• [Direction]: Leaving out every picture, quote the data below exactly as it appears.

• [Data excerpt]:
_ _ _ _ _

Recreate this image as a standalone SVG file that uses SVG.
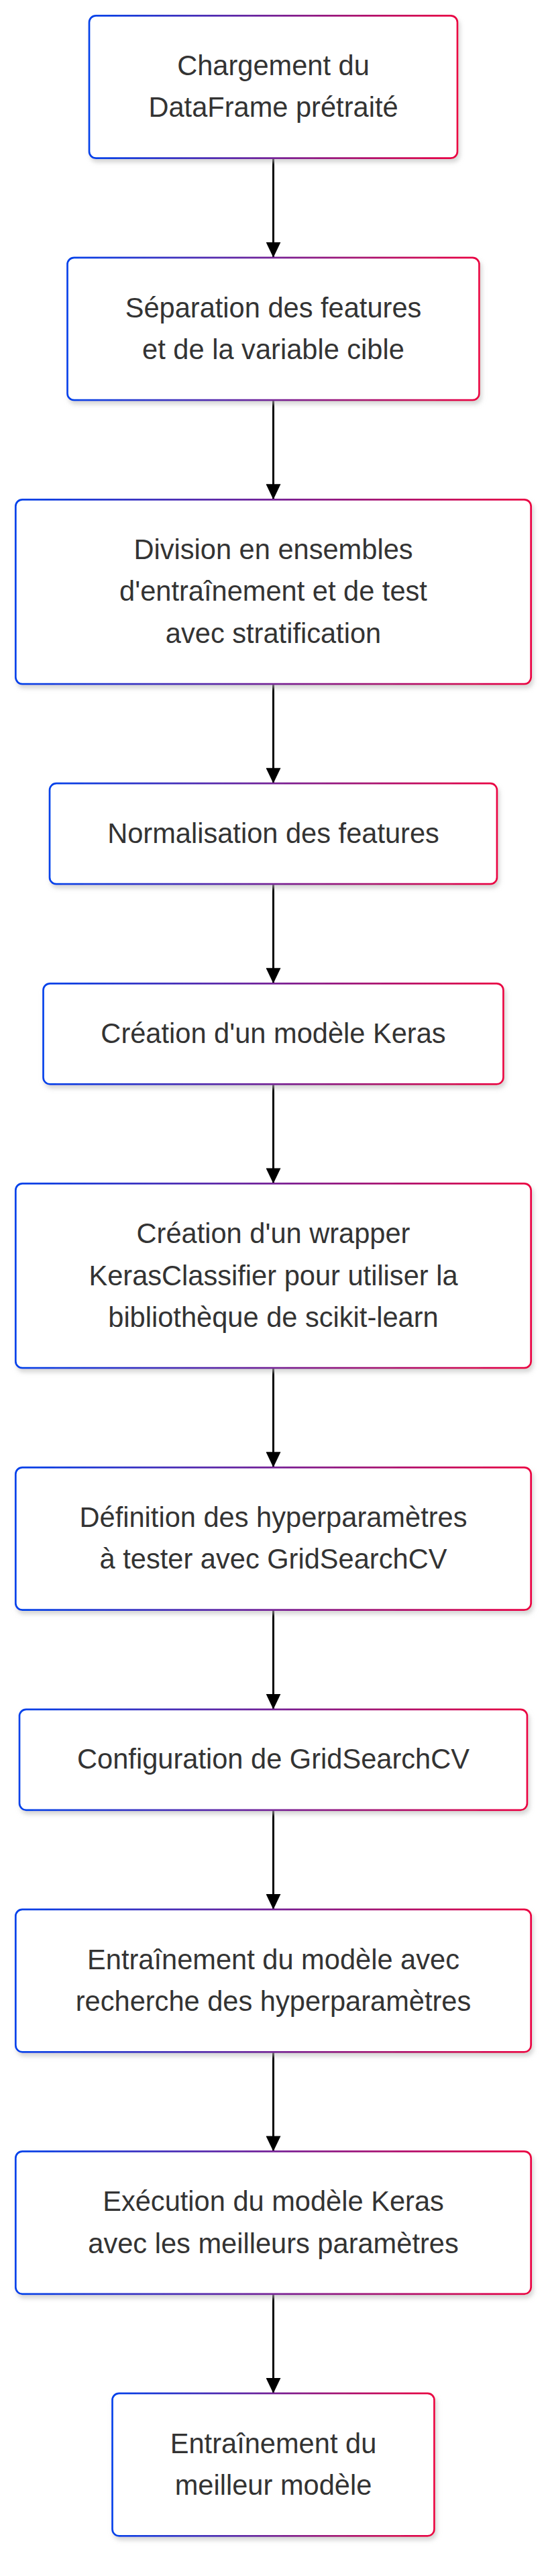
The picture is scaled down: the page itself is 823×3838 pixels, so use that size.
<svg xmlns="http://www.w3.org/2000/svg" width="823" height="3838" viewBox="0 0 823 3838">
<defs>
<linearGradient id="g" x1="0" y1="0" x2="1" y2="0">
<stop offset="0" stop-color="#0042eb"/>
<stop offset="1" stop-color="#eb0042"/>
</linearGradient>
<filter id="sh" x="-10%" y="-10%" width="120%" height="130%">
<feDropShadow dx="2.5" dy="5" stdDeviation="3" flood-color="#b9b9b9" flood-opacity="0.6"/>
</filter>
<marker id="ah" viewBox="0 0 23 22" refX="23" refY="11" markerWidth="23" markerHeight="22" markerUnits="userSpaceOnUse" orient="auto">
<path d="M0,0 L23,11 L0,22 Z" fill="#000"/>
</marker>
</defs>
<style>
.n rect{fill:#fff;stroke:url(#g);stroke-width:2.7;filter:url(#sh)}
.n text{font-family:"Liberation Sans",Arial,sans-serif;font-size:41.6px;fill:#333;text-anchor:middle}
.e path{stroke:#000;stroke-width:3;fill:none;marker-end:url(#ah)}
</style>
<rect width="823" height="3838" fill="#fff"/>
<g id="edges" class="e">
<path d="M407.5,235.7 V383.8"/>
<path d="M407.5,596.2 V744.3"/>
<path d="M407.5,1019.1 V1167.2"/>
<path d="M407.5,1317.2 V1465.3"/>
<path d="M407.5,1615.3 V1763.4"/>
<path d="M407.5,2038.2 V2186.3"/>
<path d="M407.5,2398.7 V2546.8"/>
<path d="M407.5,2696.8 V2844.9"/>
<path d="M407.5,3057.3 V3205.4"/>
<path d="M407.5,3417.8 V3565.9"/>
</g>
<g id="n1" class="n"><rect x="133" y="23.3" width="549" height="212.4" rx="10"/>
<text x="407.5" y="112">Chargement du</text><text x="407.5" y="174.4">DataFrame prétraité</text></g>
<g id="n2" class="n"><rect x="100.5" y="383.8" width="614" height="212.4" rx="10"/>
<text x="407.5" y="472.5">Séparation des features</text><text x="407.5" y="534.9">et de la variable cible</text></g>
<g id="n3" class="n"><rect x="23.3" y="744.3" width="768.4" height="274.8" rx="10"/>
<text x="407.5" y="833">Division en ensembles</text><text x="407.5" y="895.4">d'entraînement et de test</text><text x="407.5" y="957.8">avec stratification</text></g>
<g id="n4" class="n"><rect x="74" y="1167.2" width="667" height="150" rx="10"/>
<text x="407.5" y="1255.7">Normalisation des features</text></g>
<g id="n5" class="n"><rect x="64.5" y="1465.3" width="686" height="150" rx="10"/>
<text x="407.5" y="1553.8">Création d'un modèle Keras</text></g>
<g id="n6" class="n"><rect x="23.3" y="1763.4" width="768.4" height="274.8" rx="10"/>
<text x="407.5" y="1852.1">Création d'un wrapper</text><text x="407.5" y="1914.5">KerasClassifier pour utiliser la</text><text x="407.5" y="1976.9">bibliothèque de scikit-learn</text></g>
<g id="n7" class="n"><rect x="23.3" y="2186.3" width="768.4" height="212.4" rx="10"/>
<text x="407.5" y="2275">Définition des hyperparamètres</text><text x="407.5" y="2337.4">à tester avec GridSearchCV</text></g>
<g id="n8" class="n"><rect x="29" y="2546.8" width="757" height="150" rx="10"/>
<text x="407.5" y="2635.3">Configuration de GridSearchCV</text></g>
<g id="n9" class="n"><rect x="23.3" y="2844.9" width="768.4" height="212.4" rx="10"/>
<text x="407.5" y="2933.6">Entraînement du modèle avec</text><text x="407.5" y="2996">recherche des hyperparamètres</text></g>
<g id="n10" class="n"><rect x="23.3" y="3205.4" width="768.4" height="212.4" rx="10"/>
<text x="407.5" y="3294.1">Exécution du modèle Keras</text><text x="407.5" y="3356.5">avec les meilleurs paramètres</text></g>
<g id="n11" class="n"><rect x="167.5" y="3565.9" width="480" height="212.4" rx="10"/>
<text x="407.5" y="3654.6">Entraînement du</text><text x="407.5" y="3717">meilleur modèle</text></g>
</svg>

_ _ _ _ _

• [Result for this exercise]:
Recreate this image as a standalone SVG file that uses SVG.
The picture is scaled down: the page itself is 823×3838 pixels, so use that size.
<svg xmlns="http://www.w3.org/2000/svg" width="823" height="3838" viewBox="0 0 823 3838">
<defs>
<linearGradient id="g" x1="0" y1="0" x2="1" y2="0">
<stop offset="0" stop-color="#0042eb"/>
<stop offset="1" stop-color="#eb0042"/>
</linearGradient>
<filter id="sh" x="-10%" y="-10%" width="120%" height="130%">
<feDropShadow dx="2.5" dy="5" stdDeviation="3" flood-color="#b9b9b9" flood-opacity="0.6"/>
</filter>
<marker id="ah" viewBox="0 0 23 22" refX="23" refY="11" markerWidth="23" markerHeight="22" markerUnits="userSpaceOnUse" orient="auto">
<path d="M0,0 L23,11 L0,22 Z" fill="#000"/>
</marker>
</defs>
<style>
.n rect{fill:#fff;stroke:url(#g);stroke-width:2.7;filter:url(#sh)}
.n text{font-family:"Liberation Sans",Arial,sans-serif;font-size:41.6px;fill:#333;text-anchor:middle}
.e path{stroke:#000;stroke-width:3;fill:none;marker-end:url(#ah)}
</style>
<rect width="823" height="3838" fill="#fff"/>
<g id="edges" class="e">
<path d="M407.5,235.7 V383.8"/>
<path d="M407.5,596.2 V744.3"/>
<path d="M407.5,1019.1 V1167.2"/>
<path d="M407.5,1317.2 V1465.3"/>
<path d="M407.5,1615.3 V1763.4"/>
<path d="M407.5,2038.2 V2186.3"/>
<path d="M407.5,2398.7 V2546.8"/>
<path d="M407.5,2696.8 V2844.9"/>
<path d="M407.5,3057.3 V3205.4"/>
<path d="M407.5,3417.8 V3565.9"/>
</g>
<g id="n1" class="n"><rect x="133" y="23.3" width="549" height="212.4" rx="10"/>
<text x="407.5" y="112">Chargement du</text><text x="407.5" y="174.4">DataFrame prétraité</text></g>
<g id="n2" class="n"><rect x="100.5" y="383.8" width="614" height="212.4" rx="10"/>
<text x="407.5" y="472.5">Séparation des features</text><text x="407.5" y="534.9">et de la variable cible</text></g>
<g id="n3" class="n"><rect x="23.3" y="744.3" width="768.4" height="274.8" rx="10"/>
<text x="407.5" y="833">Division en ensembles</text><text x="407.5" y="895.4">d'entraînement et de test</text><text x="407.5" y="957.8">avec stratification</text></g>
<g id="n4" class="n"><rect x="74" y="1167.2" width="667" height="150" rx="10"/>
<text x="407.5" y="1255.7">Normalisation des features</text></g>
<g id="n5" class="n"><rect x="64.5" y="1465.3" width="686" height="150" rx="10"/>
<text x="407.5" y="1553.8">Création d'un modèle Keras</text></g>
<g id="n6" class="n"><rect x="23.3" y="1763.4" width="768.4" height="274.8" rx="10"/>
<text x="407.5" y="1852.1">Création d'un wrapper</text><text x="407.5" y="1914.5">KerasClassifier pour utiliser la</text><text x="407.5" y="1976.9">bibliothèque de scikit-learn</text></g>
<g id="n7" class="n"><rect x="23.3" y="2186.3" width="768.4" height="212.4" rx="10"/>
<text x="407.5" y="2275">Définition des hyperparamètres</text><text x="407.5" y="2337.4">à tester avec GridSearchCV</text></g>
<g id="n8" class="n"><rect x="29" y="2546.8" width="757" height="150" rx="10"/>
<text x="407.5" y="2635.3">Configuration de GridSearchCV</text></g>
<g id="n9" class="n"><rect x="23.3" y="2844.9" width="768.4" height="212.4" rx="10"/>
<text x="407.5" y="2933.6">Entraînement du modèle avec</text><text x="407.5" y="2996">recherche des hyperparamètres</text></g>
<g id="n10" class="n"><rect x="23.3" y="3205.4" width="768.4" height="212.4" rx="10"/>
<text x="407.5" y="3294.1">Exécution du modèle Keras</text><text x="407.5" y="3356.5">avec les meilleurs paramètres</text></g>
<g id="n11" class="n"><rect x="167.5" y="3565.9" width="480" height="212.4" rx="10"/>
<text x="407.5" y="3654.6">Entraînement du</text><text x="407.5" y="3717">meilleur modèle</text></g>
</svg>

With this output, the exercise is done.